I'm back from vacation and getting a bit of a late start blogging tonight since my dog got sprayed by a skunk. It's great to be back out here in the woods!
However, my getaway left me with a renewed appreciation for home (be it ever so humble and skunk-ridden, there really is no place like home) and some new thoughts on ways to use technology to bring science to life for our kids. My 13-year old in particular got me thinking about ways that some simple bits of tech can be used to really enhance and inspire education instead of merely being more technology that we throw at kids to be "cutting edge."
First, a bit of background. Of all 4 of my kids, my 13-year old is the least technologically inclined. This includes my 6-year old. He's happy to play video games or surf the Net, but technological tools (or toys) have never occupied him in the way that they do my other kids (or me, for that matter). He's actually a very tough kid to occupy: a language disability makes reading enough of a challenge that he'd certainly never spend his time with his head in a book; console games have never been a strong point and he doesn't really care. Television and movies can occupy him much more than either my wife or I would like. I can't even get the kid to read comic books.
So, to my delight, he seized on my wife's new camera from the beginning of the vacation. Everywhere we went, he orchestrated a brief video documentary and shot dozens of pictures. The kid who shied away from tech quickly mastered the camera (it should be noted that the camera itself is really intuitive and everyone became Olympus fans on this trip).
The real fun began, though, when we went snorkeling. Since the camera can go underwater, he paddled around with his snorkel and the camera for almost two hours, catching everything from his brothers' legs to some really cool fish. Finally, as the rest of the snorkelers made their way back to the boat, my kid was oblivious to our departure since his head was underwater and he was following a fish with the camera (see the video here).

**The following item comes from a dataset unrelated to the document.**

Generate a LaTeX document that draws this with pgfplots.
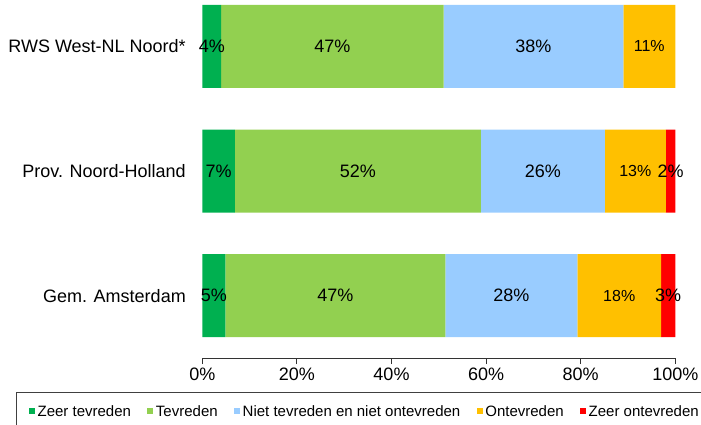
\documentclass[border=0pt]{standalone}
\usepackage{pgfplots}
\pgfplotsset{compat=1.18}
\usepackage{pgfplotstable}
\usepackage{fontspec}
\setmainfont{Liberation Sans}

\definecolor{zeertev}{HTML}{00B050}
\definecolor{tev}{HTML}{92D050}
\definecolor{neutraal}{HTML}{99CCFF}
\definecolor{ontev}{HTML}{FFC000}
\definecolor{zeeront}{HTML}{FF0000}

% y: 0 = Gem. Amsterdam, 1 = Prov. Noord-Holland, 2 = RWS West-NL Noord*
\pgfplotstableread{
y   zt   t     n     o     zo
0   4.9  46.5  27.9  17.7  3.0
1   6.9  52.0  26.2  12.9  2.0
2   4.0  47.0  38.0  11.0  0.0
}\scores

\pgfplotsset{
  frame/.style={width=473pt, height=358pt, scale only axis,
    at={(0pt,0pt)}, anchor=south west,
    xmin=0, xmax=100, ymin=-0.5, ymax=2.373},
  sq/.style={legend image code/.code={\fill[##1] (0pt,-3pt) rectangle (6pt,3pt);}},
  lbl/.style={draw=none, mark=none, nodes near coords, point meta=explicit symbolic,
    every node near coord/.style={anchor=center, inner sep=0pt,
      font=\fontsize{18}{20}\selectfont}},
}

\begin{document}
\begin{tikzpicture}
\path[use as bounding box] (-202.3pt,-67pt) rectangle (498.7pt,358pt);
\clip (-202.3pt,-67pt) rectangle (498.7pt,358pt);
\begin{axis}[frame, xbar stacked, bar width=83pt,
    axis lines*=left,
    axis line style={black!80, line width=0.8pt},
    y axis line style={draw=none},
    ytick style={draw=none},
    tick align=outside, major tick length=6pt,
    xtick style={black!80, line width=0.8pt},
    xtick={0,20,...,100}, xticklabels={0\%,20\%,40\%,60\%,80\%,100\%},
    ytick={0,1,2},
    yticklabels={Gem. Amsterdam,Prov. Noord-Holland,RWS West-NL Noord*},
    ticklabel style={font=\fontsize{18}{20}\selectfont},
    yticklabel style={xshift=-7pt},
    legend columns=-1,
    legend style={at={(axis description cs:-0.3945,-0.0958)}, anchor=north west,
      draw=black!75, line width=0.8pt, font=\fontsize{15}{17}\selectfont,
      inner xsep=13pt, inner ysep=9.5pt,
      nodes={inner xsep=2.5pt, inner ysep=3pt},
      /tikz/every even column/.append style={column sep=14pt}},
  ]
  \addplot[sq, fill=zeertev, draw=none] table[x=zt, y=y] {\scores};
  \addplot[sq, fill=tev, draw=none] table[x=t, y=y] {\scores};
  \addplot[sq, fill=neutraal, draw=none] table[x=n, y=y] {\scores};
  \addplot[sq, fill=ontev, draw=none] table[x=o, y=y] {\scores};
  \addplot[sq, fill=zeeront, draw=none] table[x=zo, y=y] {\scores};
  \legend{Zeer tevreden,Tevreden,Niet tevreden en niet ontevreden,Ontevreden,Zeer ontevreden}
\end{axis}
% segment labels, centred in each segment
\begin{axis}[frame, hide axis]
  \addplot[lbl] coordinates {
    (2.45,0) [5\%]  (28.15,0) [47\%]  (65.35,0) [28\%]  (98.5,0) [3\%]
    (3.45,1) [7\%]  (32.9,1) [52\%]   (72.0,1) [26\%]   (99.0,1) [2\%]
    (2.0,2) [4\%]   (27.5,2) [47\%]   (70.0,2) [38\%]
  };
  \addplot[lbl, every node near coord/.append style={font=\fontsize{16}{18}\selectfont}]
    coordinates {(88.15,0) [18\%] (91.55,1) [13\%] (94.5,2) [11\%]};
\end{axis}
\end{tikzpicture}
\end{document}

My point here is that we all know kids who are tough to engage in school, kids who struggle with traditional approaches and need something extra to get them excited. I'm not saying that we should buy every kid a $300 underwater camera and send them to someplace where they can snorkel every day. I am saying, however, that for some kids, thoughtful use of something as simple as a digital camera and iMovie can inspire them to learn in ways that traditional approaches simply can't.